MANHATTAN (CN) – As the fate of billionaire Raj Rajaratnam still remains uncertain in day 5 of deliberations in an insider-trading trial, jurors appear to be taking seriously his “mosaic” defense, or the idea that he traded based on hundreds of pieces of publicly available information rather than relatively few inside tips.
To find – or even consider – Rajaratnam’s innocence, jurors must believe that the 40-plus wiretaps that often show him giving and receiving information about mergers, acquisitions and quarterly earnings do not represent inside tips, but small cuttings that make up his larger picture of the stock market.
This is what is meant by a mosaic, a concept parsed by the press, and a word used by defense attorney John Dowd multiple times.
Dowd promised to show jurors the “complete picture” in opening arguments of the seven-week trial, and he used the phrase again several times in summations after more than seven weeks of trial
Jurors are still closely examining that picture of the Galleon hedge fund co-founder.
But the so-called mosaic defense, often depicted as a novel legal strategy in coverage of the Rajaratnam defense, emerged decades before he went to trial.

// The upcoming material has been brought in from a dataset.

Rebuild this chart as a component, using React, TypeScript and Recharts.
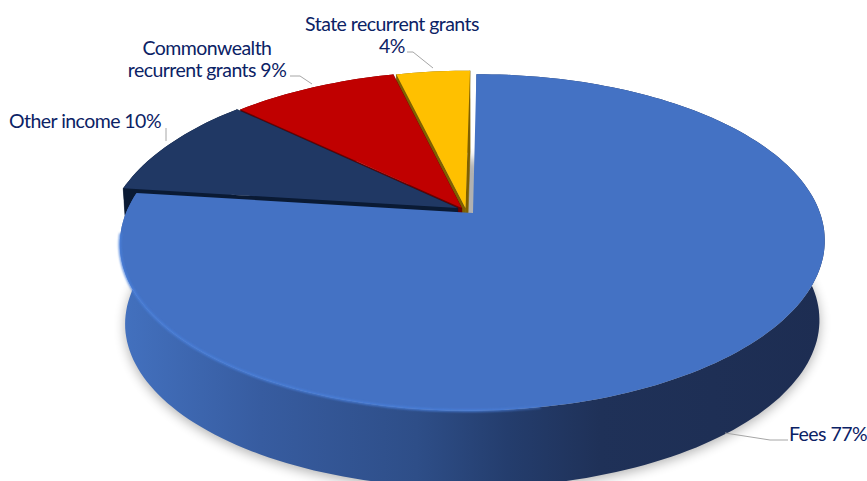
import { PieChart, Pie } from "recharts";

const categories = ["State recurrent grants", "Commonwealth recurrent grants", "Other income", "Fees"];
const shares = [4, 9, 10, 77];
const data = categories.map((name, i) => ({ name, value: shares[i] }));

const FONT = "Lato, 'Open Sans', sans-serif";
const TEXT = "#0b2265";
const LEADER = "#a6a6a6";

const TOP_COLORS = ["#ffc000", "#c00000", "#203864", "#4472c4"];
const WALL_COLORS = ["#7f6000", "#6b0000", "#0a1a34", "url(#feesWall)"];
// pull-out of each wedge, in units of the radius
const PULL = [[-0.022, 0.03], [-0.033, 0.03], [-0.045, 0.03], [0, 0]];

// perspective of the tilted disc
const SQUASH = 0.47;
const VANISH = 0.175;
const LEAN = 4;
const DEPTH = 80;
const BASE_SCALE = 0.985;

type Pt = [number, number];

function project(cx: number, cy: number, r: number, u: number, v: number, low = false): Pt {
  const w = 1 / (1 + VANISH * v);
  const s = low ? BASE_SCALE : 1;
  return [
    cx + s * (r * u + LEAN * v) * w,
    cy + (low ? DEPTH : 0) - s * r * SQUASH * v * w,
  ];
}

const toPath = (pts: Pt[], close = true) =>
  "M" + pts.map((p) => `${p[0].toFixed(1)},${p[1].toFixed(1)}`).join("L") + (close ? "Z" : "");

function arcAngles(start: number, end: number) {
  const n = Math.max(2, Math.ceil(Math.abs(end - start) / 1.5));
  return Array.from({ length: n + 1 }, (_, i) => ((start + ((end - start) * i) / n) * Math.PI) / 180);
}

function Wedge(props: any) {
  const { cx, cy, outerRadius: r, startAngle, endAngle, name } = props;
  const i = categories.indexOf(name);
  const [du, dv] = PULL[i];
  const angles = arcAngles(startAngle, endAngle);
  const at = (a: number, low = false) => project(cx, cy, r, Math.cos(a) + du, Math.sin(a) + dv, low);
  const hub = (low = false) => project(cx, cy, r, du, dv, low);

  const rimTop = angles.map((a) => at(a));
  const rimLow = angles.map((a) => at(a, true));
  const isFees = name === "Fees";

  const band = toPath([...rimTop, ...[...rimLow].reverse()]);
  const sideA = toPath([hub(), rimTop[0], rimLow[0], hub(true)]);
  const sideB = toPath([hub(), rimTop[rimTop.length - 1], rimLow[rimLow.length - 1], hub(true)]);

  return (
    <g>
      {/* first wedge painted, so the soft shadow stays under the whole disc */}
      {i === 0 && (
        <g>
          <defs>
            <linearGradient id="feesWall" gradientUnits="userSpaceOnUse" x1="120" y1="0" x2="826" y2="0">
              <stop offset="0" stopColor="#4371bf" />
              <stop offset="0.2" stopColor="#375ca0" />
              <stop offset="0.42" stopColor="#2e4e88" />
              <stop offset="0.55" stopColor="#243d6d" />
              <stop offset="0.68" stopColor="#1f3158" />
              <stop offset="1" stopColor="#1d2d52" />
            </linearGradient>
            <linearGradient id="feesGlint" gradientUnits="userSpaceOnUse" x1="120" y1="0" x2="600" y2="0">
              <stop offset="0" stopColor="#4a80dc" />
              <stop offset="0.75" stopColor="#4a80dc" />
              <stop offset="1" stopColor="#4a80dc" stopOpacity="0" />
            </linearGradient>
            <filter id="discShadow" x="-10%" y="-10%" width="120%" height="130%">
              <feGaussianBlur stdDeviation="6" />
            </filter>
            <filter id="glintBlur" x="-5%" y="-5%" width="110%" height="110%">
              <feGaussianBlur stdDeviation="0.8" />
            </filter>
          </defs>
          <path d={toPath(arcAngles(0, 360).map((a) => {
            const p = project(cx, cy, r, Math.cos(a), Math.sin(a), true);
            return [p[0], p[1] + 3] as Pt;
          }))} fill="#000" opacity={0.3} filter="url(#discShadow)" />
        </g>
      )}
      {!isFees && <path d={sideA} fill={WALL_COLORS[i]} stroke={WALL_COLORS[i]} strokeWidth={0.5} />}
      {!isFees && <path d={sideB} fill={WALL_COLORS[i]} stroke={WALL_COLORS[i]} strokeWidth={0.5} />}
      <path d={band} fill={WALL_COLORS[i]} />
      <path d={toPath([hub(), ...rimTop])} fill={TOP_COLORS[i]} />
      {isFees && (
        <path
          d={toPath(arcAngles(187, 280).map((a) => at(a)), false)}
          fill="none"
          stroke="url(#feesGlint)"
          strokeWidth={2.2}
          filter="url(#glintBlur)"
        />
      )}
    </g>
  );
}

// text placement and leader lines for each wedge
const LABEL_LINES = [
  ["State recurrent grants", "4%"],
  ["Commonwealth", "recurrent grants 9%"],
  ["Other income 10%"],
  ["Fees 77%"],
];
const LABEL_AT = [[392, 31], [207, 55], [85, 128], [828, 441]];
const LEADERS: Pt[][] = [
  [[407, 52], [413, 52], [433, 68]],
  [[290, 76], [300, 76], [312, 84]],
  [[166, 128], [166, 141]],
  [[788, 440], [770, 440], [725, 433]],
];

function WedgeLabel(props: any) {
  const i = props.index;
  const [x, y] = LABEL_AT[i];
  return (
    <text x={x} y={y} textAnchor="middle" fontFamily={FONT} fontSize={19.5} letterSpacing={-0.55} fill={TEXT}>
      {LABEL_LINES[i].map((line, n) => (
        <tspan key={line} x={x} dy={n === 0 ? 0 : 22}>{line}</tspan>
      ))}
    </text>
  );
}

function WedgeLeader(props: any) {
  return <path d={toPath(LEADERS[props.index], false)} fill="none" stroke={LEADER} strokeWidth={1} />;
}

export default function App() {
  return (
    <div style={{ position: "absolute", left: 0, top: 0, width: 867, height: 481, overflow: "hidden", background: "#fff" }}>
      <PieChart width={867} height={481} margin={{ top: 0, right: 0, bottom: 0, left: 0 }}>
        <Pie
          data={data}
          dataKey="value"
          nameKey="name"
          cx={473}
          cy={213}
          outerRadius={347}
          startAngle={90}
          endAngle={450}
          stroke="none"
          shape={Wedge}
          label={WedgeLabel}
          labelLine={WedgeLeader}
          isAnimationActive={false}
        />
      </PieChart>
    </div>
  );
}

“Most lawyers in this area believe it is the best, most effective way to counter a charge of learning secret, confidential information to make trades,” Pace University Professor Bennett L. Gershman told Courthouse News in a phone interview.

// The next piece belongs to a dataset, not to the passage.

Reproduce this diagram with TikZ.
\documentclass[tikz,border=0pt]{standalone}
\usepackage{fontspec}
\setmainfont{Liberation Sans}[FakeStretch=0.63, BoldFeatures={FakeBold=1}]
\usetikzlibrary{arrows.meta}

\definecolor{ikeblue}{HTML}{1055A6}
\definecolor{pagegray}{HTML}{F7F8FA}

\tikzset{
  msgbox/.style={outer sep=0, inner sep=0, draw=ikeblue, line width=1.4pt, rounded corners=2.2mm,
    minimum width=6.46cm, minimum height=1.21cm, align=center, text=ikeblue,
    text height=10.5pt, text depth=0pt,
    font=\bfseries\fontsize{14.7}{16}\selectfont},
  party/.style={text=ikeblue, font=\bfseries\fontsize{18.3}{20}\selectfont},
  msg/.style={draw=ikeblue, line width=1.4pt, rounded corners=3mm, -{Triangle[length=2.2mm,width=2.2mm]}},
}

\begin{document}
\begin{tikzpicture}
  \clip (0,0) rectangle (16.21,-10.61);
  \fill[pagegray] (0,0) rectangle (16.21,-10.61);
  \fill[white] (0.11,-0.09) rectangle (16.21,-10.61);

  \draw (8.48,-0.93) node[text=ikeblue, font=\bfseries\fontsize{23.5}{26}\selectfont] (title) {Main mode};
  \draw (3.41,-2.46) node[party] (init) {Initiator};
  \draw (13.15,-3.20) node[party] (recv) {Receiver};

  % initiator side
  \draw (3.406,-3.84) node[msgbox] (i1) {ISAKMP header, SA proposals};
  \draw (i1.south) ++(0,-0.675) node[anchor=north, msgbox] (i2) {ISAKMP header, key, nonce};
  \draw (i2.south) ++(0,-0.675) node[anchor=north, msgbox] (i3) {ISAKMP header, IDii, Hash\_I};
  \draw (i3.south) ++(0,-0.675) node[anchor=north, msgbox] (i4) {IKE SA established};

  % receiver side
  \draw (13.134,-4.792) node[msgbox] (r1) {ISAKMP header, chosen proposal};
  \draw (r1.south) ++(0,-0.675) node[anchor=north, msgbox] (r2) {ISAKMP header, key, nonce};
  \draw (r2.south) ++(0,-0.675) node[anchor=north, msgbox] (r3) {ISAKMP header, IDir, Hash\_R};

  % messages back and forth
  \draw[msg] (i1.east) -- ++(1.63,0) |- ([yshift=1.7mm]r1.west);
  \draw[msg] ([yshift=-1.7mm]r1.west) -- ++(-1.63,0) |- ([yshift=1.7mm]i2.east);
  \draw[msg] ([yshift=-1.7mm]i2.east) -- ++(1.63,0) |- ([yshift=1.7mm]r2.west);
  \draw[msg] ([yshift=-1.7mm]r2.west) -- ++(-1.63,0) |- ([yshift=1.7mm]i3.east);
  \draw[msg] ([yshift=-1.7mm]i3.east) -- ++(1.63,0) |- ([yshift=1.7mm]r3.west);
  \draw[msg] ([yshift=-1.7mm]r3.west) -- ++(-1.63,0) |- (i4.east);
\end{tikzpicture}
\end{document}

Gershman, a former prosecutor and defense attorney who now teaches criminal procedure, says it has been used for “at least 15 to 20 years.”

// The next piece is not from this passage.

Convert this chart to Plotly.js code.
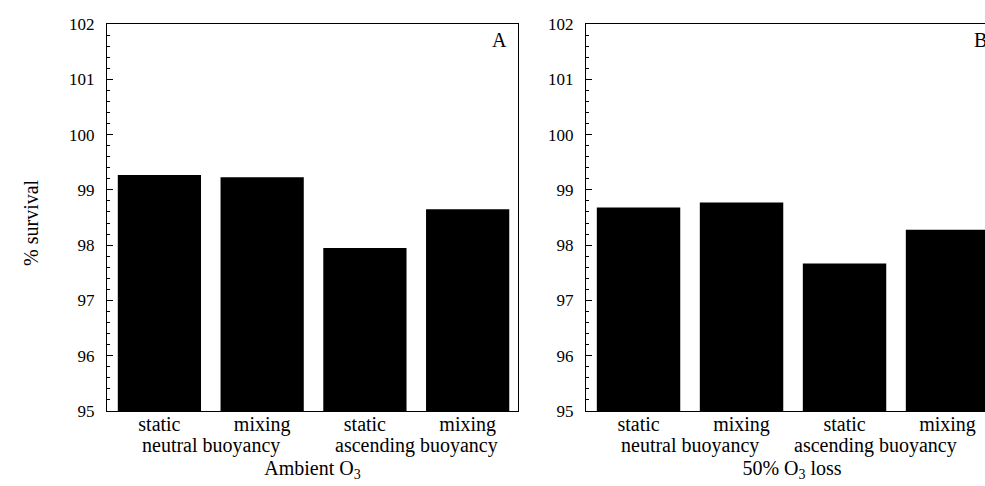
<!DOCTYPE html>
<html>
<head>
<meta charset="utf-8">
<script src="https://cdn.plot.ly/plotly-3.0.1.min.js"></script>
<style>
html,body{margin:0;padding:0;overflow:hidden;background:#fff;}
#chart{width:1000px;height:486px;}
</style>
</head>
<body>
<div id="chart"></div>
<script>
// Data
var treatments = ["static", "mixing", "static", "mixing"];
var groupLabels = ["neutral buoyancy", "ascending buoyancy"];
var survivalAmbient = [99.27, 99.23, 97.95, 98.65];
var survivalLoss = [98.68, 98.77, 97.67, 98.28];
var panelTitles = ["Ambient O<sub>3</sub>", "50% O<sub>3</sub> loss"];
var panelLetters = ["A", "B"];
var yLabel = "% survival";

var idx = treatments.map(function (_, i) { return i; });
var FONT = "Liberation Serif, Times New Roman, serif";

var traces = [
  {type: "bar", x: idx, y: survivalAmbient, xaxis: "x", yaxis: "y",
   marker: {color: "#000", line: {width: 0}}, width: 0.81, hoverinfo: "y"},
  {type: "bar", x: idx, y: survivalLoss, xaxis: "x2", yaxis: "y2",
   marker: {color: "#000", line: {width: 0}}, width: 0.81, hoverinfo: "y"}
];

function yax(anchor) {
  return {
    anchor: anchor, domain: [0, 1], range: [95, 102],
    tickvals: [95, 96, 97, 98, 99, 100, 101, 102],
    ticks: "inside", ticklen: 6, tickwidth: 1, tickcolor: "#000",
    minor: {dtick: 0.2, ticks: "inside", ticklen: 3, tickcolor: "#000", tickwidth: 1},
    showline: true, mirror: true, linecolor: "#000", linewidth: 1,
    showgrid: false, zeroline: false,
    tickfont: {family: FONT, size: 17, color: "#000"},
    ticklabelstandoff: 8
  };
}
function xax(domain, anchor, title) {
  return {
    anchor: anchor, domain: domain, range: [-0.51, 3.49],
    tickvals: idx, ticktext: treatments, ticks: "",
    showline: true, mirror: true, linecolor: "#000", linewidth: 1,
    showgrid: false, zeroline: false,
    tickfont: {family: FONT, size: 20, color: "#000"},
    ticklabelstandoff: -5,
    title: {text: title, font: {family: FONT, size: 20, color: "#000"}, standoff: 25}
  };
}

var annotations = [];
[["x", 2.5], ["x2", 2.3]].forEach(function (p, k) {
  annotations.push({xref: p[0], yref: "paper", x: 0.5, y: 0, yanchor: "top", yshift: -21,
    text: groupLabels[0], showarrow: false, font: {family: FONT, size: 20, color: "#000"}});
  annotations.push({xref: p[0], yref: "paper", x: p[1], y: 0, yanchor: "top", yshift: -21,
    text: groupLabels[1], showarrow: false, font: {family: FONT, size: 20, color: "#000"}});
  annotations.push({xref: p[0] + " domain", yref: "paper", x: 1, y: 1, xanchor: "right", yanchor: "top",
    xshift: -9, yshift: -3, text: panelLetters[k], showarrow: false,
    font: {family: FONT, size: 20, color: "#000"}});
});
annotations.push({xref: "paper", yref: "paper", x: 0.018, y: 0.486, textangle: -90,
  text: yLabel, showarrow: false, font: {family: FONT, size: 20, color: "#000"}});

var layout = {
  width: 1000, height: 486,
  margin: {l: 0, r: 0, t: 24, b: 75},
  paper_bgcolor: "#fff", plot_bgcolor: "#fff",
  showlegend: false, bargap: 0.19,
  xaxis: xax([0.107, 0.518], "y", panelTitles[0]),
  yaxis: yax("x"),
  xaxis2: xax([0.586, 0.998], "y2", panelTitles[1]),
  yaxis2: yax("x2"),
  annotations: annotations
};

Plotly.newPlot("chart", traces, layout, {displayModeBar: false, staticPlot: true});
</script>
</body>
</html>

Mosaic defense may also have figured prominently in the 1985 inside-trading case against former Wall Street Journal reporter R. Foster Winans, though it did not ultimately pan out for the journalist. Winans was convicted of trading on information he later published in his column “Heard on the Street,” and that conviction was affirmed by a rare 4-4 deadlocked vote in the Supreme Court.
Court documents show that, more recently, hedge fund manager Donald Longueil had planned to use a mosaic defense in an upcoming inside-trading trial. Instead he pleaded guilty to securities fraud on Thursday.
Longueil, now facing 20 years, had been indicted along with portfolio manager Samir Barai and two others in February.
The government says it intercepted a Blackberry message that Barai sent to an alleged co-conspirator in November 2008, saying that there were “just not enough clues to hold something on us” because “[w]e all use mosaic theory.”
“So we’re ok,” Barai concluded.
Charges against Barai are still pending, but his three co-defendants have all pleaded guilty.
Rajaratnam was never caught planning a mosaic-theory defense.
But prosecutors say that the 40-plus wiretaps played at trial show him trying to elude investigators by creating an “e-mail trail,” keeping a “corporate record,” and telling colleagues to stay “radio silent.”
Professor Gershman said some of these tapes have been “pretty damning.”
“You have a lot of sinister conversations suggesting nonpublic information, but sometimes it’s a very tough line,” he added.
Ongoing jury deliberations are still a bit puzzling, Gershman said.
“I thought the verdict would come some time in the middle of this week,” he said. “Obviously, there’s disagreement there.”
Many of the people with whom Rajaratnam is recorded speaking have already admitted to securities fraud, and three of them testified against Rajaratnam at trial.
More than 20 of the 26 people investigated in the scheme have pleaded guilty, and many are awaiting sentencing
If convicted, Rajaratnam, their alleged ringleader, can face up to 25 years in prison, but he may be acquitted if the jury sees the picture the defense has painstakingly pieced together.